Là où Alcaraz recharge son moteur au maximum, l’Italien choisit plutôt de baisser la pression, de calmer son esprit. Ce n’est pas une attitude d’insouciance, mais une stratégie mentale différente.
Plusieurs champions ont déjà adopté ce type d’approche. Roger Federer, par exemple, était réputé pour sa capacité à arriver sur le terrain avec une apparente décontraction, comme si de rien n’était, tout en étant prêt à frapper les coups les plus durs dès le premier échange.
Ce contraste illustre une réalité universelle dans le sport de haut niveau : il n’existe pas une seule façon de se préparer. Certains ont besoin de sentir la sueur et l’effort avant même le début du match. D’autres, au contraire, cherchent à conserver leur énergie pour le moment décisif.
L’échauffement devient alors un miroir des tempéraments. Le tigre contre le renard. L’instinct contre la patience.
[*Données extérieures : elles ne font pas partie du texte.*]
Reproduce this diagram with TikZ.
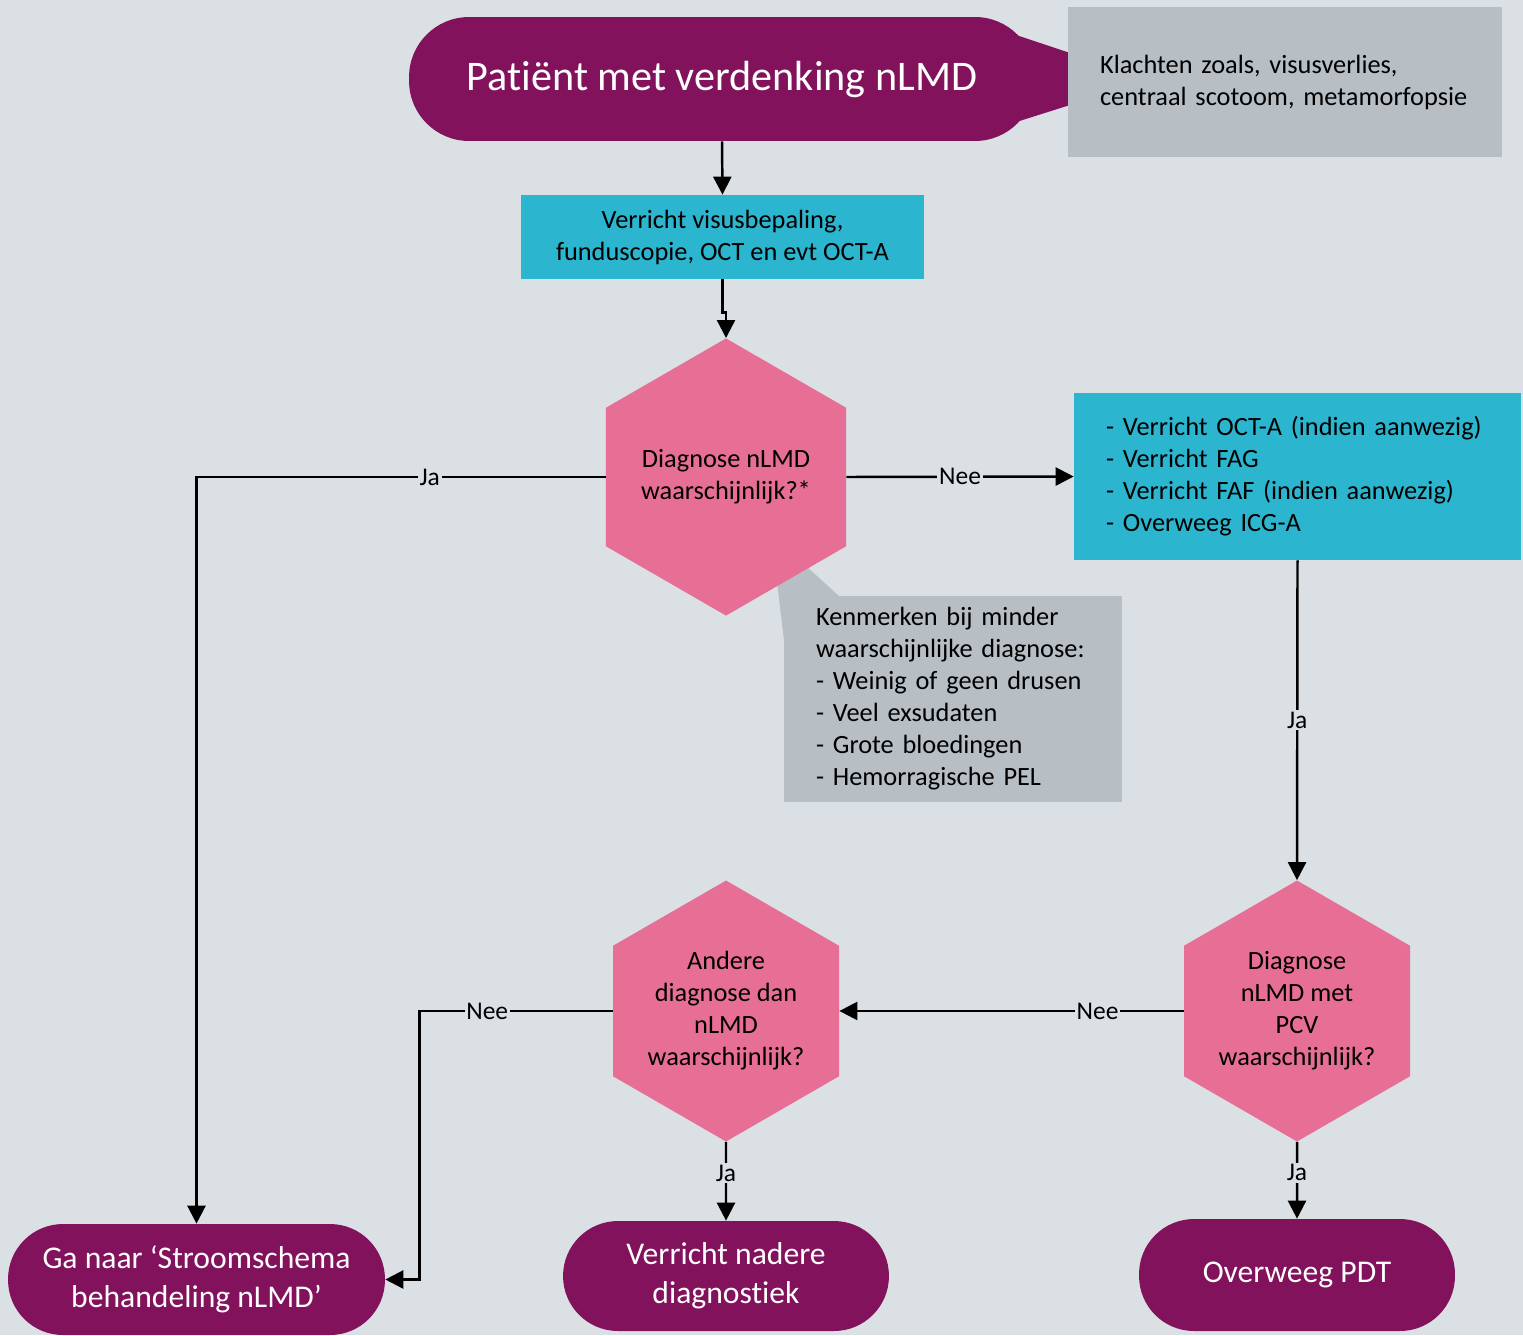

Les réseaux sociaux, eux, veulent des symboles clairs. Ils ont sacré Alcaraz comme « le vrai gagnant », l’homme qui transpire la victoire jusque dans ses routines.
Mais réduire un match à une séquence de 17 secondes, c’est ignorer la nature du tennis moderne. Dans un duel au meilleur de cinq sets, la clé n’est pas seulement l’intensité du départ, mais la gestion de l’énergie, la capacité à se reconstruire après un coup dur, à tenir mentalement sous la pression.
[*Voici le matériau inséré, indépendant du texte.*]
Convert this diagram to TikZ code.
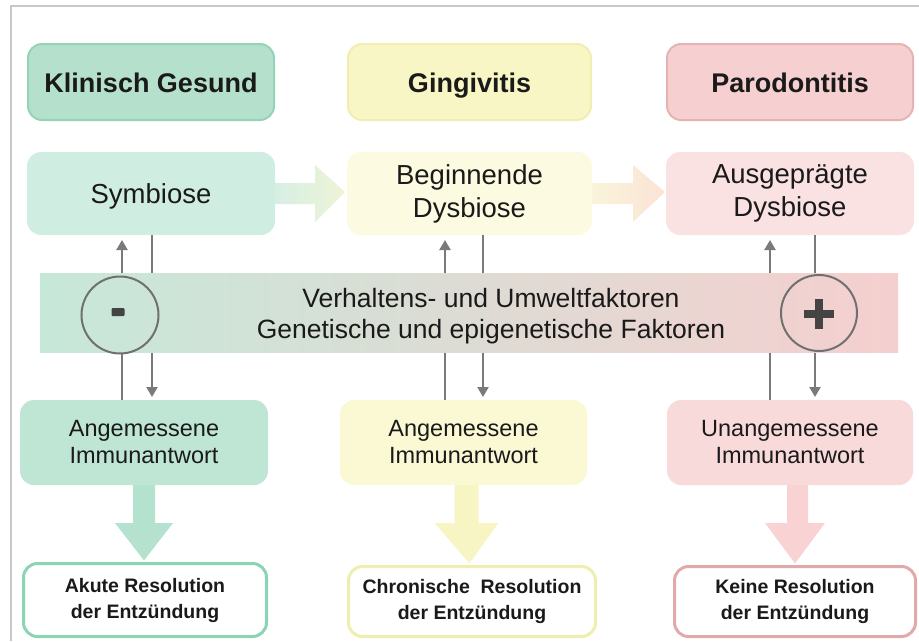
\documentclass[tikz,border=0pt]{standalone}
\usepackage{fontspec}
\setmainfont{Liberation Sans}
\usetikzlibrary{arrows.meta,calc}
\definecolor{txt}{HTML}{1A1A1A}
\definecolor{hGfill}{HTML}{B5E0CC}
\definecolor{hGdraw}{HTML}{94D3B8}
\definecolor{hYfill}{HTML}{F8F6C4}
\definecolor{hYdraw}{HTML}{F0EEB2}
\definecolor{hRfill}{HTML}{F6D0D0}
\definecolor{hRdraw}{HTML}{E6B3B3}
\definecolor{sG}{HTML}{D0EDE1}
\definecolor{sY}{HTML}{FCFAE0}
\definecolor{sR}{HTML}{FBE2E2}
\definecolor{iG}{HTML}{BFE5D5}
\definecolor{iY}{HTML}{FBF8D4}
\definecolor{iR}{HTML}{F9DADA}
\definecolor{rG}{HTML}{8CD4B6}
\definecolor{rY}{HTML}{EEEEB0}
\definecolor{rR}{HTML}{E2A9AB}
\definecolor{aG}{HTML}{B5E2CF}
\definecolor{aY}{HTML}{F7F5C4}
\definecolor{aR}{HTML}{F9D3D3}
\definecolor{h1a}{HTML}{D6EFE4}
\definecolor{h1b}{HTML}{EEF4D6}
\definecolor{h2a}{HTML}{F9F4DA}
\definecolor{h2b}{HTML}{FBE3D6}
\definecolor{bandL}{HTML}{C6E8D9}
\definecolor{bandM}{HTML}{E6E2D8}
\definecolor{bandR}{HTML}{F5CFCF}
\definecolor{agray}{HTML}{7A7A7A}
\definecolor{cgray}{HTML}{707070}
\definecolor{symgray}{HTML}{444444}
\definecolor{frame}{HTML}{C8C8C8}
\begin{document}
\begin{tikzpicture}[x=1pt,y=-1pt,
  every node/.style={inner sep=0pt,outer sep=0pt,text=txt},
  hdr/.style={draw,line width=2pt,rounded corners=14pt,minimum width=246pt,minimum height=76pt,text height=20pt,text depth=0pt,font=\fontsize{27}{33}\selectfont\bfseries},
  midbox/.style={rounded corners=14pt,minimum width=248pt,minimum height=83pt,align=center,font=\fontsize{27.5}{33}\selectfont},
  immbox/.style={rounded corners=14pt,minimum width=247pt,minimum height=85pt,align=center,font=\fontsize{23.5}{27}\selectfont},
  resbox/.style={draw,line width=3pt,fill=white,rounded corners=14pt,minimum width=243pt,minimum height=73pt,align=center,font=\fontsize{19.5}{26}\selectfont\bfseries},
  thinline/.style={draw=agray,line width=2.2pt},
  thinarrow/.style={thinline,-{Triangle[length=10pt,width=11pt]}},
  circ/.style={circle,draw=cgray,line width=2pt,minimum size=76pt}
]
\useasboundingbox (0,0) rectangle (919,641);
\draw[frame,line width=1.5pt] (11,641) -- (11,6) -- (919,6);

% headers
\node[hdr,fill=hGfill,draw=hGdraw] (h1) at (151,82) {Klinisch Gesund};
\node[hdr,fill=hYfill,draw=hYdraw,minimum width=243pt] (h2) at (469.5,82) {Gingivitis};
\node[hdr,fill=hRfill,draw=hRdraw] (h3) at (790,82) {Parodontitis};

% microbiome row
\node[midbox,fill=sG,text height=20pt,text depth=0pt] (s1) at (151,193.5) {Symbiose};
\node[midbox,fill=sY,minimum width=245pt] (s2) at (469.5,193.5) {Beginnende\\Dysbiose};
\node[midbox,fill=sR] (s3) at (790,193.5) {Ausgeprägte\\Dysbiose};

% immune row
\node[immbox,fill=iG,minimum width=248pt] (i1) at (144,442.5) {Angemessene\\Immunantwort};
\node[immbox,fill=iY] (i2) at (463.5,442.5) {Angemessene\\Immunantwort};
\node[immbox,fill=iR,minimum width=246pt] (i3) at (790,442.5) {Unangemessene\\Immunantwort};

% resolution row
\node[resbox,draw=rG] (r1) at (145,600) {Akute Resolution\\der Entzündung};
\node[resbox,draw=rY,minimum width=247pt,minimum height=70pt] (r2) at (472,601.5) {Chronische \ Resolution\\der Entzündung};
\node[resbox,draw=rR,minimum width=241pt,minimum height=70pt] (r3) at (795,601.5) {Keine Resolution\\der Entzündung};

% horizontal fat arrows
\shade[left color=h1a,right color=h1b]
  ([yshift=10.5pt]s1.east) -- ([xshift=40pt,yshift=10.5pt]s1.east) -- ([xshift=40pt,yshift=28.5pt]s1.east)
  -- ([xshift=-2pt,yshift=1.5pt]s2.west) -- ([xshift=40pt,yshift=-28.5pt]s1.east)
  -- ([xshift=40pt,yshift=-10.5pt]s1.east) -- ([yshift=-10.5pt]s1.east) -- cycle;
\shade[left color=h2a,right color=h2b]
  ([yshift=10.5pt]s2.east) -- ([xshift=41pt,yshift=10.5pt]s2.east) -- ([xshift=41pt,yshift=28.5pt]s2.east)
  -- ([xshift=-1pt,yshift=1.5pt]s3.west) -- ([xshift=41pt,yshift=-28.5pt]s2.east)
  -- ([xshift=41pt,yshift=-10.5pt]s2.east) -- ([yshift=-10.5pt]s2.east) -- cycle;

% vertical fat arrows
\fill[aG] ([xshift=-11pt]i1.south) -- ([xshift=-11pt,yshift=-38pt]i1.south) -- ([xshift=-29pt,yshift=-38pt]i1.south)
  -- ($(r1.north -| i1.south)+(0,-3)$) -- ([xshift=29pt,yshift=-38pt]i1.south) -- ([xshift=11pt,yshift=-38pt]i1.south)
  -- ([xshift=11pt]i1.south) -- cycle;
\fill[aY] ([xshift=-9pt]i2.south) -- ([xshift=-9pt,yshift=-38pt]i2.south) -- ([xshift=-29pt,yshift=-38pt]i2.south)
  -- ($(r2.north -| i2.south)+(6,-3)$) -- ([xshift=35pt,yshift=-38pt]i2.south) -- ([xshift=15pt,yshift=-38pt]i2.south)
  -- ([xshift=15pt]i2.south) -- cycle;
\fill[aR] ([xshift=-3pt]i3.south) -- ([xshift=-3pt,yshift=-38pt]i3.south) -- ([xshift=-25pt,yshift=-38pt]i3.south)
  -- ($(r3.north -| i3.south)+(5,-3)$) -- ([xshift=35pt,yshift=-38pt]i3.south) -- ([xshift=18pt,yshift=-38pt]i3.south)
  -- ([xshift=18pt]i3.south) -- cycle;

% thin arrows (pass behind the band)
\draw[thinarrow,shorten >=5pt] ([xshift=-22pt]i1.north) -- ([xshift=-29pt]s1.south);
\draw[thinarrow,shorten >=3pt] ([xshift=1pt]s1.south) -- ([xshift=8pt]i1.north);
\draw[thinarrow,shorten >=5pt] ([xshift=-18.5pt]i2.north) -- ([xshift=-24.5pt]s2.south);
\draw[thinarrow,shorten >=3pt] ([xshift=13.5pt]s2.south) -- ([xshift=19.5pt]i2.north);
\draw[thinarrow,shorten >=5pt] ([xshift=-20pt]i3.north) -- ([xshift=-20pt]s3.south);
\draw[thinarrow,shorten >=3pt] ([xshift=25pt]s3.south) -- ([xshift=25pt]i3.north);

% factor band
\node[minimum width=858pt,minimum height=79pt,left color=bandL,middle color=bandM,right color=bandR] (band) at (469,312.5) {};
\node[align=center,font=\fontsize{26.5}{31}\selectfont] (factors) at (491,316) {Verhaltens- und Umweltfaktoren\\Genetische und epigenetische Faktoren};

% minus / plus circles
\node[circ,minimum size=77pt] (minus) at (120,315) {};
\fill[symgray,rounded corners=1pt] ([xshift=-8.5pt,yshift=7pt]minus.center) rectangle ([xshift=4.5pt,yshift=-1pt]minus.center);
\node[circ] (plus) at (819,313) {};
\draw[symgray,line width=7.5pt] ([xshift=-15pt,yshift=-1pt]plus.center) -- ([xshift=15pt,yshift=-1pt]plus.center);
\draw[symgray,line width=7.5pt] ([xshift=0pt,yshift=14pt]plus.center) -- ([xshift=0pt,yshift=-16pt]plus.center);
\end{tikzpicture}
\end{document}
L’histoire regorge d’exemples où le joueur le plus nerveux, le plus crispé à l’échauffement, s’est écroulé dès que l’adrénaline est retombée.
On peut faire un parallèle avec d’autres sports. Au hockey, certains gardiens se frappent le casque avec leur bâton, se gonflent à bloc comme s’ils allaient livrer une bataille. Carey Price, lui, restait de marbre. Pas un geste de trop, pas une émotion.
Deux approches radicalement différentes, mais qui menaient au même objectif : être prêt lorsque la rondelle tombe. En boxe aussi, on a vu des champions s’échauffer comme des fauves en cage, et d’autres arriver avec une décontraction trompeuse, avant d’exploser au premier round.
La finale Sinner–Alcaraz nous rappelle que le sport n’est pas qu’une question de muscles, mais aussi de psychologie. L’Espagnol se nourrit de l’intensité, il transforme la pression en carburant. L’Italien, lui, cherche la détente, l’évasion, comme pour apprivoiser la peur en la tournant en jeu.
Deux routes différentes vers la même montagne.
Reste à savoir laquelle sera la plus solide au moment décisif. Les partisans veulent déjà trancher. Les images d’avant-match deviennent des prophéties faciles, comme si un ballon lancé en riant pouvait condamner une carrière.
Mais la vérité, c’est que seule la durée d’un combat de cinq sets pourra livrer le verdict. L’échauffement n’est qu’un prologue. Une pièce de théâtre où chacun choisit son rôle.
La beauté de ce duel réside justement dans ce contraste.
L’un incarne la fureur du présent, l’autre la maîtrise du temps. L’un rugit, l’autre respire.
Et c’est entre ces deux philosophies que va se jouer le titre.
Peu importe qui soulèvera le trophée, cette finale aura déjà offert une leçon : il n’y a pas une seule façon d’être un champion.
Mais il y a mille manières de le devenir.